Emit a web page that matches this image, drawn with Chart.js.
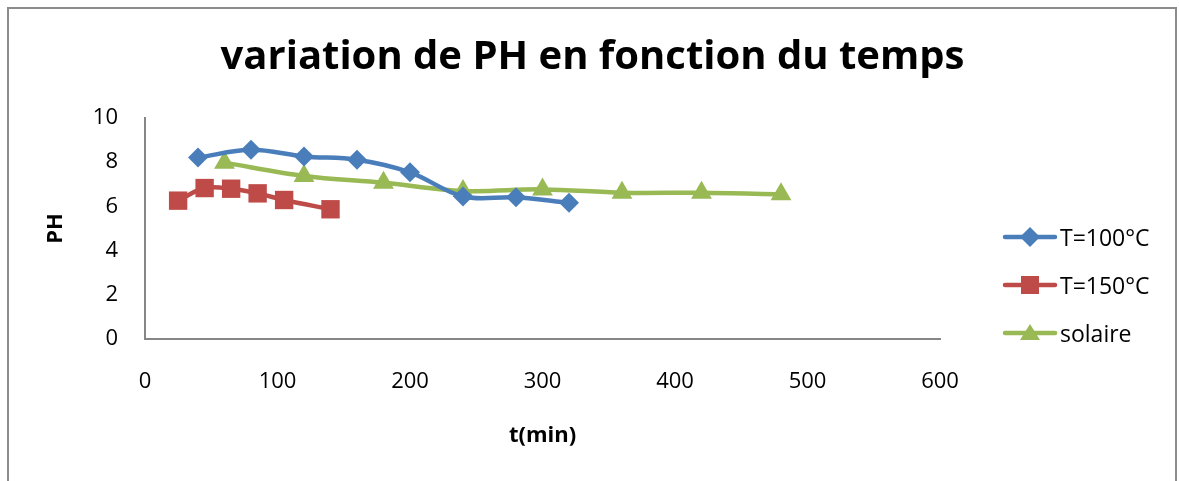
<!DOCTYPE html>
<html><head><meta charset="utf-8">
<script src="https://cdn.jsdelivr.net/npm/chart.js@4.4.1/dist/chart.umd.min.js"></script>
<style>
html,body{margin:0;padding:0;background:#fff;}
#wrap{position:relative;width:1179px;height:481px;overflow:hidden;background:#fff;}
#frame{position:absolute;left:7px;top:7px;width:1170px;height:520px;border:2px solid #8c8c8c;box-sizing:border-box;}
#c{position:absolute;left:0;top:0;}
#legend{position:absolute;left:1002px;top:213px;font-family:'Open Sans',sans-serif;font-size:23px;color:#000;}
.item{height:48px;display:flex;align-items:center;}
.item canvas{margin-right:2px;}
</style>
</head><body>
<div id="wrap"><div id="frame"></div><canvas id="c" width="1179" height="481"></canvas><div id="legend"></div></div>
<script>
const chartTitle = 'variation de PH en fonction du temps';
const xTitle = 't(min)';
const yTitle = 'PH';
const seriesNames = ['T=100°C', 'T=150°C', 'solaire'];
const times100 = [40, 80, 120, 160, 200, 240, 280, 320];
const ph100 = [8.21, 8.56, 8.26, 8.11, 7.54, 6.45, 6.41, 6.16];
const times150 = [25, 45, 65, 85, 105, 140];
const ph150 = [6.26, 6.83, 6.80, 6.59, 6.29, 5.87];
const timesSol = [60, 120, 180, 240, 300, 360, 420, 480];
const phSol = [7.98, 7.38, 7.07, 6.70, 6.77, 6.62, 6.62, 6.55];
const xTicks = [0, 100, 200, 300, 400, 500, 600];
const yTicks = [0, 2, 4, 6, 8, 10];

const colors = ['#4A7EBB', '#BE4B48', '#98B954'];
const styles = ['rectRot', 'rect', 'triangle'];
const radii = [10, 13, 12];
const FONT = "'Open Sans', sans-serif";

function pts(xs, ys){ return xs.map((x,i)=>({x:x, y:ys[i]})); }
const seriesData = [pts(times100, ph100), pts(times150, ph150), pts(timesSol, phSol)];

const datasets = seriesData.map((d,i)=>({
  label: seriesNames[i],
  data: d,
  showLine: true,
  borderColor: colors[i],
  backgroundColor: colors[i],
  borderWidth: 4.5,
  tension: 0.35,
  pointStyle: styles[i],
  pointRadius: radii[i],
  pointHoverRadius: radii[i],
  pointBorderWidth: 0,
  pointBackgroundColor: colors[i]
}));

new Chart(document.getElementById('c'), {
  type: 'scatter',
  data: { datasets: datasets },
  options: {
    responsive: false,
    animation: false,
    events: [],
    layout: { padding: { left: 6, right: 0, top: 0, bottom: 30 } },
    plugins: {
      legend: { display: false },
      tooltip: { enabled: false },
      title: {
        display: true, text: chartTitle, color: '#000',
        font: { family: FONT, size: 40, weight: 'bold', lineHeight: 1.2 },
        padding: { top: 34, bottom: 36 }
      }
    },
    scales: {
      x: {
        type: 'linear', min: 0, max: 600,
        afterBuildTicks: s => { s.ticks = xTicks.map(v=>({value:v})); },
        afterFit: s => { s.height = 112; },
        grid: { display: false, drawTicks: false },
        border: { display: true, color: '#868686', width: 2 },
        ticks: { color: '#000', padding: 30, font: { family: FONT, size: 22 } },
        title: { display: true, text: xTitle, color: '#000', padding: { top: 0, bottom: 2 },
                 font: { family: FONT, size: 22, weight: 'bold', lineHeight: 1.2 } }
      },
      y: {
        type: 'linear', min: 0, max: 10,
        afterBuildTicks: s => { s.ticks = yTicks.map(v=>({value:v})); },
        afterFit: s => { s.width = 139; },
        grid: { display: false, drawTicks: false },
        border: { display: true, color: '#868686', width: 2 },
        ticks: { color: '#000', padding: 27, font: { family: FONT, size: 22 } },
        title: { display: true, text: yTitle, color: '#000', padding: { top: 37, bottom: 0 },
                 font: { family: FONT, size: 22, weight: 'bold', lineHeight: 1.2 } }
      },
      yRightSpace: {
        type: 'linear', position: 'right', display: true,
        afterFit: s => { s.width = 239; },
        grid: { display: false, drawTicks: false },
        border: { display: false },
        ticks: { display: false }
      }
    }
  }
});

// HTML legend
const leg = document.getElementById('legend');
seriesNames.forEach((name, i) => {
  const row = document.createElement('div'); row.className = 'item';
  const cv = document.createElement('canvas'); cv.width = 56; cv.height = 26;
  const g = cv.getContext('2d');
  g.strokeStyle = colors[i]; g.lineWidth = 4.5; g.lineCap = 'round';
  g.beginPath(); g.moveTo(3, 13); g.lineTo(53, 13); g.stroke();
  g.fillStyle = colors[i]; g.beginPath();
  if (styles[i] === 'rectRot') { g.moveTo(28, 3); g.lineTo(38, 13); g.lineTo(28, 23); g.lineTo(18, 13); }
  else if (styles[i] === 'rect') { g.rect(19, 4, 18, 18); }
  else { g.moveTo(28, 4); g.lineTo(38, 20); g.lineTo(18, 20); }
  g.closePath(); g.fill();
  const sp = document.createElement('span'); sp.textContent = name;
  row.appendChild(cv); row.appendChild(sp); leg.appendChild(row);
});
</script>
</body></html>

* [Challenge] Reproduce the whole listing exactly, but not the images in it.

* [Reply to the exercise]
Emit a web page that matches this image, drawn with Chart.js.
<!DOCTYPE html>
<html><head><meta charset="utf-8">
<script src="https://cdn.jsdelivr.net/npm/chart.js@4.4.1/dist/chart.umd.min.js"></script>
<style>
html,body{margin:0;padding:0;background:#fff;}
#wrap{position:relative;width:1179px;height:481px;overflow:hidden;background:#fff;}
#frame{position:absolute;left:7px;top:7px;width:1170px;height:520px;border:2px solid #8c8c8c;box-sizing:border-box;}
#c{position:absolute;left:0;top:0;}
#legend{position:absolute;left:1002px;top:213px;font-family:'Open Sans',sans-serif;font-size:23px;color:#000;}
.item{height:48px;display:flex;align-items:center;}
.item canvas{margin-right:2px;}
</style>
</head><body>
<div id="wrap"><div id="frame"></div><canvas id="c" width="1179" height="481"></canvas><div id="legend"></div></div>
<script>
const chartTitle = 'variation de PH en fonction du temps';
const xTitle = 't(min)';
const yTitle = 'PH';
const seriesNames = ['T=100°C', 'T=150°C', 'solaire'];
const times100 = [40, 80, 120, 160, 200, 240, 280, 320];
const ph100 = [8.21, 8.56, 8.26, 8.11, 7.54, 6.45, 6.41, 6.16];
const times150 = [25, 45, 65, 85, 105, 140];
const ph150 = [6.26, 6.83, 6.80, 6.59, 6.29, 5.87];
const timesSol = [60, 120, 180, 240, 300, 360, 420, 480];
const phSol = [7.98, 7.38, 7.07, 6.70, 6.77, 6.62, 6.62, 6.55];
const xTicks = [0, 100, 200, 300, 400, 500, 600];
const yTicks = [0, 2, 4, 6, 8, 10];

const colors = ['#4A7EBB', '#BE4B48', '#98B954'];
const styles = ['rectRot', 'rect', 'triangle'];
const radii = [10, 13, 12];
const FONT = "'Open Sans', sans-serif";

function pts(xs, ys){ return xs.map((x,i)=>({x:x, y:ys[i]})); }
const seriesData = [pts(times100, ph100), pts(times150, ph150), pts(timesSol, phSol)];

const datasets = seriesData.map((d,i)=>({
  label: seriesNames[i],
  data: d,
  showLine: true,
  borderColor: colors[i],
  backgroundColor: colors[i],
  borderWidth: 4.5,
  tension: 0.35,
  pointStyle: styles[i],
  pointRadius: radii[i],
  pointHoverRadius: radii[i],
  pointBorderWidth: 0,
  pointBackgroundColor: colors[i]
}));

new Chart(document.getElementById('c'), {
  type: 'scatter',
  data: { datasets: datasets },
  options: {
    responsive: false,
    animation: false,
    events: [],
    layout: { padding: { left: 6, right: 0, top: 0, bottom: 30 } },
    plugins: {
      legend: { display: false },
      tooltip: { enabled: false },
      title: {
        display: true, text: chartTitle, color: '#000',
        font: { family: FONT, size: 40, weight: 'bold', lineHeight: 1.2 },
        padding: { top: 34, bottom: 36 }
      }
    },
    scales: {
      x: {
        type: 'linear', min: 0, max: 600,
        afterBuildTicks: s => { s.ticks = xTicks.map(v=>({value:v})); },
        afterFit: s => { s.height = 112; },
        grid: { display: false, drawTicks: false },
        border: { display: true, color: '#868686', width: 2 },
        ticks: { color: '#000', padding: 30, font: { family: FONT, size: 22 } },
        title: { display: true, text: xTitle, color: '#000', padding: { top: 0, bottom: 2 },
                 font: { family: FONT, size: 22, weight: 'bold', lineHeight: 1.2 } }
      },
      y: {
        type: 'linear', min: 0, max: 10,
        afterBuildTicks: s => { s.ticks = yTicks.map(v=>({value:v})); },
        afterFit: s => { s.width = 139; },
        grid: { display: false, drawTicks: false },
        border: { display: true, color: '#868686', width: 2 },
        ticks: { color: '#000', padding: 27, font: { family: FONT, size: 22 } },
        title: { display: true, text: yTitle, color: '#000', padding: { top: 37, bottom: 0 },
                 font: { family: FONT, size: 22, weight: 'bold', lineHeight: 1.2 } }
      },
      yRightSpace: {
        type: 'linear', position: 'right', display: true,
        afterFit: s => { s.width = 239; },
        grid: { display: false, drawTicks: false },
        border: { display: false },
        ticks: { display: false }
      }
    }
  }
});

// HTML legend
const leg = document.getElementById('legend');
seriesNames.forEach((name, i) => {
  const row = document.createElement('div'); row.className = 'item';
  const cv = document.createElement('canvas'); cv.width = 56; cv.height = 26;
  const g = cv.getContext('2d');
  g.strokeStyle = colors[i]; g.lineWidth = 4.5; g.lineCap = 'round';
  g.beginPath(); g.moveTo(3, 13); g.lineTo(53, 13); g.stroke();
  g.fillStyle = colors[i]; g.beginPath();
  if (styles[i] === 'rectRot') { g.moveTo(28, 3); g.lineTo(38, 13); g.lineTo(28, 23); g.lineTo(18, 13); }
  else if (styles[i] === 'rect') { g.rect(19, 4, 18, 18); }
  else { g.moveTo(28, 4); g.lineTo(38, 20); g.lineTo(18, 20); }
  g.closePath(); g.fill();
  const sp = document.createElement('span'); sp.textContent = name;
  row.appendChild(cv); row.appendChild(sp); leg.appendChild(row);
});
</script>
</body></html>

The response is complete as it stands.